In Lebanon, people keep saying that the social contract is broken. But is it true?
Let’s dig in.
At its core, the social contract in Lebanon is an unwritten agreement that aims to maintain peace between the 18 religious communities.
It is based on a sectarian power-sharing formula, where government positions, civil service jobs, and parliamentary seats are distributed along religious lines. This is designed to prevent sectarian dominance and maintain a fragile peace between the various communities.
Lebanon’s social contract has been shaped by 2 critical agreements, both of them informal.
The National Pact (1943)
It is an informal understanding between Bishara al-Khoury, a Maronite Christian, and Riad al-Solh, a Sunni Muslim, upon gaining independence from France, which put Lebanon under its mandate after World War I and the dissolution of the Ottoman Empire.
At that time, Maronites and Sunnis were the two largest religious communities. The agreement was a compromise that shaped Lebanon’s political identity and structure:
- Christians agreed to renounce seeking foreign protection, particularly from France, which had historically been a protector of Lebanese Christians.
- Muslims agreed to recognize Lebanon as an independent nation with its own borders, instead of pursuing unity with the broader Arab world (specifically Syria).
Furthermore, both men agreed that
- The president would always be a Maronite Christian.
- The prime minister would be a Sunni Muslim.
- The speaker of parliament would be a Shia Muslim.
At that time already, this agreement was criticized.
Georges Naccache, a journalist and diplomat, famously wrote in 1949 : “Un Etat n’est pas la somme de deux impuissances — et deux négations ne feront jamais une nation” : “A state is not the sum of two impotences – and two negations will never make a nation.”
The Taif Agreement (1989)
It ended Lebanon’s 15-year civil war (1975-1990). It redistributed some of the powers held by the Maronite president to the Sunni prime minister and Shia speaker of parliament. The agreement also formalized the principle of equal power-sharing between Christians and Muslims in parliament,shifting from the previous 6:5 ratio favoring Christians.
The Doha agreement (2008)
Another shift in the social contract came after a political crisis in 2008, with the Doha Agreement, which granted more powers to the Shiite community and its allies.
These agreements exist in parallel to the written Lebanese Constitution, which acknowledges the existence of the different confessions, and gives them power over matters of personal life.
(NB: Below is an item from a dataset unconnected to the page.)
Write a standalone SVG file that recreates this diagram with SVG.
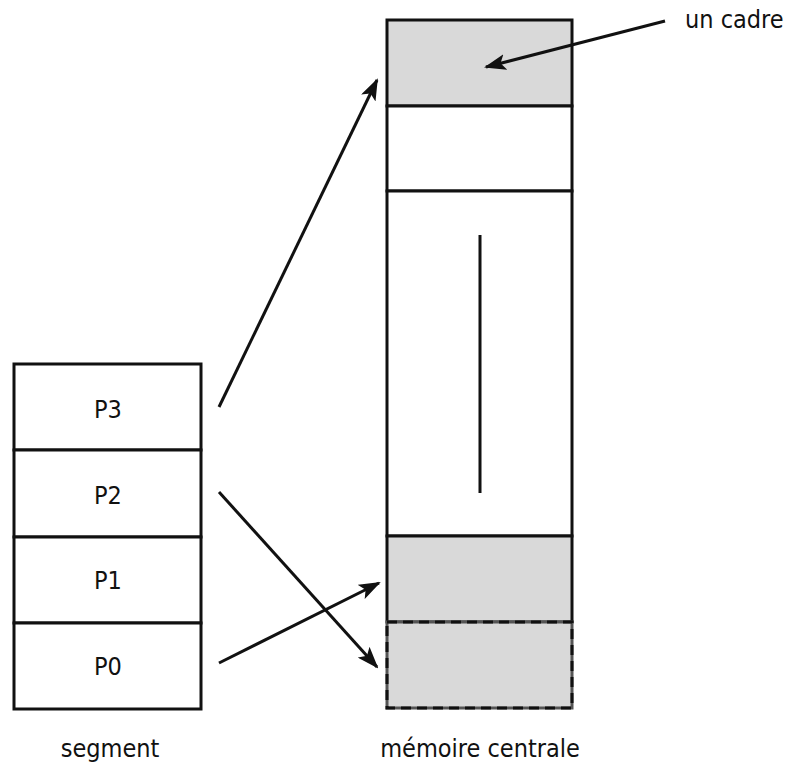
<svg xmlns="http://www.w3.org/2000/svg" width="791" height="768" viewBox="0 0 791 768">
<style>
.box{fill:#fff;stroke:#111;stroke-width:3}
.frame{fill:#d9d9d9;stroke:#111;stroke-width:3}
.t{font-family:"DejaVu Sans Condensed","DejaVu Sans",sans-serif;font-size:25px;fill:#111}
.c{stroke:#111;stroke-width:3;fill:none}
</style>
<defs>
<marker id="ah" viewBox="0 0 22 16" refX="20" refY="8" markerWidth="22" markerHeight="16" markerUnits="userSpaceOnUse" orient="auto">
<path d="M0,0 L22,8 L0,16 L5,8 Z" fill="#111"/>
</marker>
</defs>
<rect width="791" height="768" fill="#fff"/>
<g id="segment">
<g id="P3"><rect class="box" x="14" y="364" width="187" height="86"/><text class="t" x="108" y="418" text-anchor="middle">P3</text></g>
<g id="P2"><rect class="box" x="14" y="450" width="187" height="87"/><text class="t" x="108" y="504" text-anchor="middle">P2</text></g>
<g id="P1"><rect class="box" x="14" y="537" width="187" height="86"/><text class="t" x="108" y="589" text-anchor="middle">P1</text></g>
<g id="P0"><rect class="box" x="14" y="623" width="187" height="86"/><text class="t" x="108" y="675" text-anchor="middle">P0</text></g>
<text class="t" x="110" y="757" text-anchor="middle">segment</text>
</g>
<g id="memoire">
<g id="cadre0"><rect class="frame" x="387" y="20" width="185" height="86"/></g>
<g id="cadre1"><rect class="box" x="387" y="106" width="185" height="85"/></g>
<g id="zone"><rect class="box" x="387" y="191" width="185" height="345"/><line x1="480" y1="235" x2="480" y2="493" stroke="#111" stroke-width="3"/></g>
<g id="cadreP0"><rect class="frame" x="387" y="536" width="185" height="86"/></g>
<g id="cadreP2"><rect x="387" y="622" width="185" height="86" fill="#d9d9d9" stroke="#555" stroke-width="3"/><rect x="387" y="622" width="185" height="86" fill="none" stroke="#111" stroke-width="3" stroke-dasharray="10 6"/></g>
<text class="t" x="480" y="757" text-anchor="middle">mémoire centrale</text>
</g>
<g id="label"><text class="t" x="685" y="28">un cadre</text></g>
<g id="connectors">
<line class="c" x1="219" y1="407" x2="377" y2="80" marker-end="url(#ah)"/>
<line class="c" x1="219" y1="492" x2="377" y2="667" marker-end="url(#ah)"/>
<line class="c" x1="219" y1="663" x2="379" y2="583" marker-end="url(#ah)"/>
<line class="c" x1="665" y1="21" x2="486" y2="67" marker-end="url(#ah)"/>
</g>
</svg>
But the Constitution also outlines in its preamble : “The abolition of political confessionalism shall be a basic national goal and shall be achieved according to a staged plan.”
This is far from being achieved.
Is the Lebanese social contract broken?
Lebanese writer Gebran Khalil Gebran (1883-1931) already believed in the 1930s that the Lebanese social contract was broken. In his book “The Garden of the Prophet”, he summed up the social contract crisis by saying:
“Pity the nation divided into fragments, each fragment deeming itself a nation.”
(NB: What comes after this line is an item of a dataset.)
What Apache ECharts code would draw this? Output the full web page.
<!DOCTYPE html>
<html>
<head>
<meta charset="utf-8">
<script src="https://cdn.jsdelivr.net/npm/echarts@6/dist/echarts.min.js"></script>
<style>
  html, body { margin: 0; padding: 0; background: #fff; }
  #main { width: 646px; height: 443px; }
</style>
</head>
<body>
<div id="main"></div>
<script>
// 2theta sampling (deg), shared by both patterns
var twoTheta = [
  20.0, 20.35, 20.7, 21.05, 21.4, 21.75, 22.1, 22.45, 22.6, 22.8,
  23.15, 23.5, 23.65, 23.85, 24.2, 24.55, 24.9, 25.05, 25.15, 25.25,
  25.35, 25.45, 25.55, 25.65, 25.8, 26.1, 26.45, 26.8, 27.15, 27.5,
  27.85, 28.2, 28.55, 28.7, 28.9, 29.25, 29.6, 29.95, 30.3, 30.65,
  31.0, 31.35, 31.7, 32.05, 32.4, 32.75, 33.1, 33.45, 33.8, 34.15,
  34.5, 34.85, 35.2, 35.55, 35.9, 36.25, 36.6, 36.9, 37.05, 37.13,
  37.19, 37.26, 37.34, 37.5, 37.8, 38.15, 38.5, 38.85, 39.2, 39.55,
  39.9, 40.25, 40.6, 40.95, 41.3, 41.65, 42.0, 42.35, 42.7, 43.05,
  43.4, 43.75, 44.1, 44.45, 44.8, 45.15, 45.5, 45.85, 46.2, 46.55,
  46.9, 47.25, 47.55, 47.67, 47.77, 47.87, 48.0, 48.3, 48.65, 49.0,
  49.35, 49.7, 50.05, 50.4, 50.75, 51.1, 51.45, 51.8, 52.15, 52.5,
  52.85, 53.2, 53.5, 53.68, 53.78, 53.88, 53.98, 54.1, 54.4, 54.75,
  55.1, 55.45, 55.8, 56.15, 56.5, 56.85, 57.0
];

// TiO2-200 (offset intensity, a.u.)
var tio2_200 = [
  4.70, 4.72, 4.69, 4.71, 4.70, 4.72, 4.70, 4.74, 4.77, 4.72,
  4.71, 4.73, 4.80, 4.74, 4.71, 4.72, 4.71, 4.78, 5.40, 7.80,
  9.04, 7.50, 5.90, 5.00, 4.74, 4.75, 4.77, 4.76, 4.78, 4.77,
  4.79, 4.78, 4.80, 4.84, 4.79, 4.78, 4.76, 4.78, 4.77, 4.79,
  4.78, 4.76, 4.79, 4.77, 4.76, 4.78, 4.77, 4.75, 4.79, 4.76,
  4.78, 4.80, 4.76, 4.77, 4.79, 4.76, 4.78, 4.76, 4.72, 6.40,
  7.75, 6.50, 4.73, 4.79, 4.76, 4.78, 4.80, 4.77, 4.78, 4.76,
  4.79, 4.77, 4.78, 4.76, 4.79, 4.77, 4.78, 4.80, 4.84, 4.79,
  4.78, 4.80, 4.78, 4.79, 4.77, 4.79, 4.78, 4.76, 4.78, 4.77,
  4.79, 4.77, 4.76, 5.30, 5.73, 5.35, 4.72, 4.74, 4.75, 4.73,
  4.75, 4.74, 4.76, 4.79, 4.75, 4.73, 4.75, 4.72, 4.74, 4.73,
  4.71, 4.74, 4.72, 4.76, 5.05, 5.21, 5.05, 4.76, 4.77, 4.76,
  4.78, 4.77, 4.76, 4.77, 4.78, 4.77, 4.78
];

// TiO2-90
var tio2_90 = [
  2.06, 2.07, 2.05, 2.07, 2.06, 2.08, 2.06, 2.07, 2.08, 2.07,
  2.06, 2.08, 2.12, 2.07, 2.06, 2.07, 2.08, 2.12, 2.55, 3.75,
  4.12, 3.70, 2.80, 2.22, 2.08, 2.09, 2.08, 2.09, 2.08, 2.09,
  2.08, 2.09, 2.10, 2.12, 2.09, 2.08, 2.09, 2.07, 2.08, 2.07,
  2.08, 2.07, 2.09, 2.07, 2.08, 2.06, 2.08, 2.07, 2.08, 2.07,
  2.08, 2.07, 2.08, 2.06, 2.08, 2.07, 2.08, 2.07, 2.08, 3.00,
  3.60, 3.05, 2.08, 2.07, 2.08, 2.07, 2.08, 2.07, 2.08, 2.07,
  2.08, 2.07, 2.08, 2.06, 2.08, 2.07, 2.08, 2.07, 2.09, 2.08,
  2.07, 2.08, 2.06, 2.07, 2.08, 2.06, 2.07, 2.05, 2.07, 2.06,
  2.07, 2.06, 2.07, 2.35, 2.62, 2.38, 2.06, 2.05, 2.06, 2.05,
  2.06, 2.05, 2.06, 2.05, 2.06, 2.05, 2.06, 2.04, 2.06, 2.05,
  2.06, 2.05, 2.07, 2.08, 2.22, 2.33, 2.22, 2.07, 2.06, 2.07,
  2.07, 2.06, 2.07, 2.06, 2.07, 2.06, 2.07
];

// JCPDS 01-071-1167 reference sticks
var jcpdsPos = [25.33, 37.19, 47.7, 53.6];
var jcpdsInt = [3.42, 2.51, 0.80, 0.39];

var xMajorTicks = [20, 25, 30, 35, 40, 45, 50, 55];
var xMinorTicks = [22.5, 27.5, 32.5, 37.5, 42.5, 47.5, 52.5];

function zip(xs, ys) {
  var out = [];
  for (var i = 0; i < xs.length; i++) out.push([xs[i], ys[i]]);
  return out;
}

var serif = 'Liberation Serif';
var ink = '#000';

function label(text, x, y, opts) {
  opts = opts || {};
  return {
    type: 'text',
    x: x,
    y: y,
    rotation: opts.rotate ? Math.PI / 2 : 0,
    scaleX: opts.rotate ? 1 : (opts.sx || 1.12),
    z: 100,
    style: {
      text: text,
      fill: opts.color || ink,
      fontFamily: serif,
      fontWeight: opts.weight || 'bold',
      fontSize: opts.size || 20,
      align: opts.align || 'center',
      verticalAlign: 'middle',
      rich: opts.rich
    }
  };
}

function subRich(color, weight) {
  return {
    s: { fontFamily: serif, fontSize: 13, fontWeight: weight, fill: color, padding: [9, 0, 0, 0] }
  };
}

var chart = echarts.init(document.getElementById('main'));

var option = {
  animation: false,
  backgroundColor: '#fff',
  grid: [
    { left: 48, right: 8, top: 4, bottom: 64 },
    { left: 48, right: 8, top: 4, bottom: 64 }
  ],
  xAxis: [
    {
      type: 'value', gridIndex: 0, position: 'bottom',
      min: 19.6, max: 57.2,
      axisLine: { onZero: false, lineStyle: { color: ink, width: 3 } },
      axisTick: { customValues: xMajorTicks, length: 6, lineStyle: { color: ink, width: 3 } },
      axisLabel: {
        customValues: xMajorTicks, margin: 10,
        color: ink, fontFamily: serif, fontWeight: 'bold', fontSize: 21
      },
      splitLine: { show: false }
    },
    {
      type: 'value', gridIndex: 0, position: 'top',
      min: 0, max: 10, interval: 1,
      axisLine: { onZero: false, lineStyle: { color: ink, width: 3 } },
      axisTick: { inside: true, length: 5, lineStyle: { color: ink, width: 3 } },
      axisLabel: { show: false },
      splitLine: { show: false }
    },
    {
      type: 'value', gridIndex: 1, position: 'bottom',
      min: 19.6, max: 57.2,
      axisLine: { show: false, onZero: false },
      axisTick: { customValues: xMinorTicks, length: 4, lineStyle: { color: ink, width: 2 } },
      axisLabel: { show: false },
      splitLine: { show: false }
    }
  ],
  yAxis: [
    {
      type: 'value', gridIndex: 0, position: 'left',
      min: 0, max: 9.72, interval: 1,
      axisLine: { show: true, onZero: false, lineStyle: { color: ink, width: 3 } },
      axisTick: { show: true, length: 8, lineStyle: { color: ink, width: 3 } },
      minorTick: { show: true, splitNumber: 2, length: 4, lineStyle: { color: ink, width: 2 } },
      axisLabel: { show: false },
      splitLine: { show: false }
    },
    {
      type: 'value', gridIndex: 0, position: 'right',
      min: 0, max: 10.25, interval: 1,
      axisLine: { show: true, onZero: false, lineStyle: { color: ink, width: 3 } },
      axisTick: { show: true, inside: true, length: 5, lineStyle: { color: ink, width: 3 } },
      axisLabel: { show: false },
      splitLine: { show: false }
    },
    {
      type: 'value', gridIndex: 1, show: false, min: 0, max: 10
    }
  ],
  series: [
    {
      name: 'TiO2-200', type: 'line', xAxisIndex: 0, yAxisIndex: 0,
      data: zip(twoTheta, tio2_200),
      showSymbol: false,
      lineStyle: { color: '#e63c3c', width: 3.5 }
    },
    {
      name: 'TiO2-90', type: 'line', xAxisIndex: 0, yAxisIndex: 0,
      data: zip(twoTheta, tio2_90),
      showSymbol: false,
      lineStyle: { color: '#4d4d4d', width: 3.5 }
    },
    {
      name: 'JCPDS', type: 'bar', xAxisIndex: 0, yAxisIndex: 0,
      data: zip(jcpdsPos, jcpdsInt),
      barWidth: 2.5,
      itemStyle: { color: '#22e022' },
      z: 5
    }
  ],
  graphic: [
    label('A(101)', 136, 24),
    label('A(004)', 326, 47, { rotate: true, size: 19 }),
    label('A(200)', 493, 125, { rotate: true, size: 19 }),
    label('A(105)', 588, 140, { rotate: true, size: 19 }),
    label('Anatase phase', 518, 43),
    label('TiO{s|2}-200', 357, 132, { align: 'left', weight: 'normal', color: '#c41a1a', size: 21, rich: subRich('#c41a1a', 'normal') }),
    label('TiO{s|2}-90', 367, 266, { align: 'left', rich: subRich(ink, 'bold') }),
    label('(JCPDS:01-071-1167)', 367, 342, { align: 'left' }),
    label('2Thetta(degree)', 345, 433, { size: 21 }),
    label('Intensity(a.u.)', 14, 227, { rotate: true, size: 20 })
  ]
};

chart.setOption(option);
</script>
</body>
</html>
In a 2020 study, researcher Markus Loewe interviewed 1,503 people residing in Lebanon (500 of them non-nationals). 56.3 % of people said that there is currently no reason to be loyal to the government, which is a clear sign that the social contract is lacking.
Indeed, the Lebanese social contract, while intended to prevent conflict, has led to political stalemate and corruption, as leaders often prioritized sectarian interests over national ones. This exacerbated Lebanon’s economic crises and deepened public dissatisfaction.
Furthermore, over the decades, the Lebanese population has changed, and it is now estimated that Muslims are outnumbering Christians. However, the last official census dates back to… 1932. Since then, no new census has been conducted, largely due to fears that updated figures could reignite sectarian tensions and potentially trigger a new civil war. But this demographic shift has put pressure on the original power-sharing formula, leading to calls for reform.
Last but not least, the 2023-2024 war between Hezbollah and Israel, and the Israeli invasion of Lebanon between October and November 2024 (with Israel still occupying certain areas and conducting regular airstrikes until now), revived sectarian tensions. The Shiite community in particular, having borne the brunt of the war, with many living in the South and subsequently being bombed and displaced, has faced scapegoating due to its perceived support for Hezbollah.
In summary, Lebanon’s social contract is a unique arrangement designed to manage sectarian diversity, but it is also a source of political gridlock and public frustration. Whether this contract can be reformed or replaced in the future remains an open question.